BEIRUT: More than 19,000 people have been displaced in Lebanon amid an uptick in tensions between Israel and Hezbollah at the country’s southern border, figures released Monday by a United Nations agency showed.
“An increase in cross-border incidents” has resulted in the displacement of 19,646 people in Lebanon, “both within the south and elsewhere within the country”, said the International Organization for Migration.
“We expect the numbers to rise as the cross-border tensions continue” or if there is an escalation in violence, IOM spokesperson Mohammedali Abunajela told AFP in a statement.
Hamas militants stormed into Israel from the Gaza Strip on October 7, killing at least 1,400 people, mostly civilians, according to Israeli officials.
Israel’s retaliatory bombing campaign has killed more than 5,000 Palestinians, mainly civilians, according to the Hamas-run health ministry.
Iran-backed Shiite Muslim group Hezbollah has launched escalating attacks on Israel, raising fears the group intends to open a front from Lebanon in support of ally Hamas.
Israel has carried out cross-border strikes and bombardments on Lebanon, while Palestinian groups have also launched limited infiltration attempts into Israel.
Dozens of communities have been told to evacuate in Israel, while thousands of civilians in Lebanon have fled, many heading to other parts of the south or areas in or outside the capital Beirut.
Lebanon, grappling with political paralysis and a four-year-long economic crisis, has not implemented an evacuation plan, but Prime Minister Najib Mikati has said the country was developing an emergency response “as a precaution”.
‘Fragile health system’
The IOM’s Abunajela said that “amidst a deteriorating economic situation and the significant rise in poverty across all populations in Lebanon, internal displacements may add additional stress to the resources of host communities”.
Most of the displaced are currently “sheltered in host and family settings, while there are three designated schools, managed by local authorities that are also used as shelters”, Abunajela said.

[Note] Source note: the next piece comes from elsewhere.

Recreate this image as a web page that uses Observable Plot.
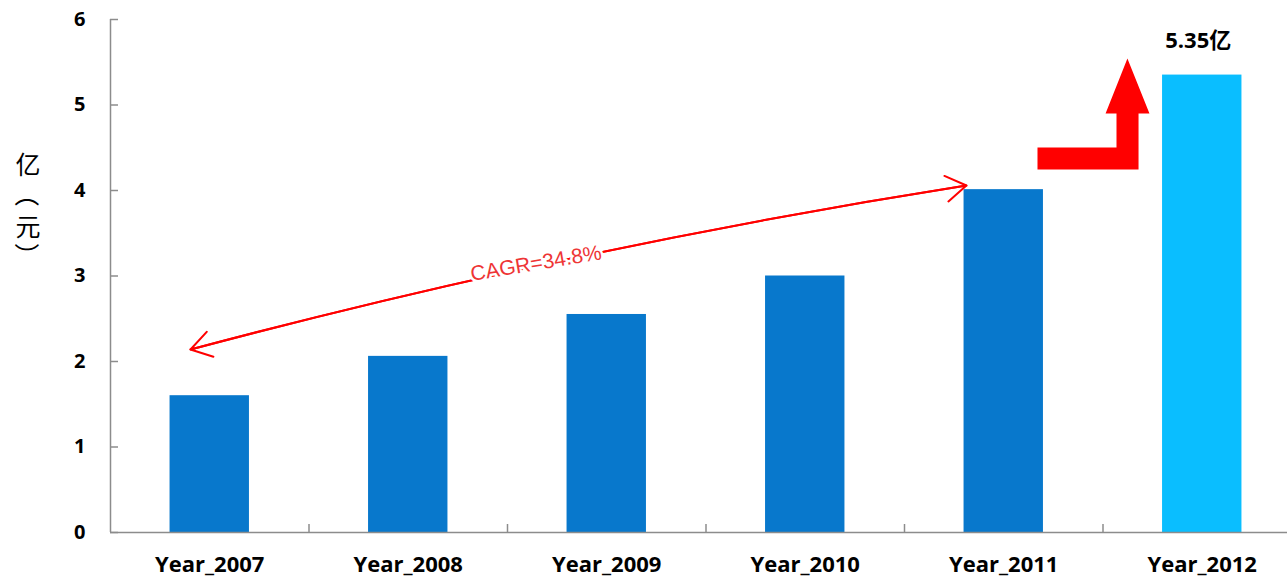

An AFP correspondent last week saw families taking refuge in public schools converted into shelters in the southern city of Tyre, where authorities said they were looking for a place to open a fourth centre.
At least 40 people have been killed on the Lebanese side of the border, according to an AFP tally — mostly combatants but also including at least four civilians, one of them Reuters journalist Issam Abdallah.
Four people have been killed in Israel, including three soldiers and one civilian.
While the tit-for-tat exchanges have so far been relatively contained, analysts have warned that the chances of Hezbollah scaling up involvement could hinge on any Israeli ground invasion of Gaza.
Lebanon’s crisis has crippled basic services, from electricity to health care and education.
“The country’s health system is facing severe resource shortages, including medicines” and medical personnel, Abunajela said.
“In this context, responding to large-scale displacement and health causalities that might occur… may overwhelm the already fragile health system,” he warned.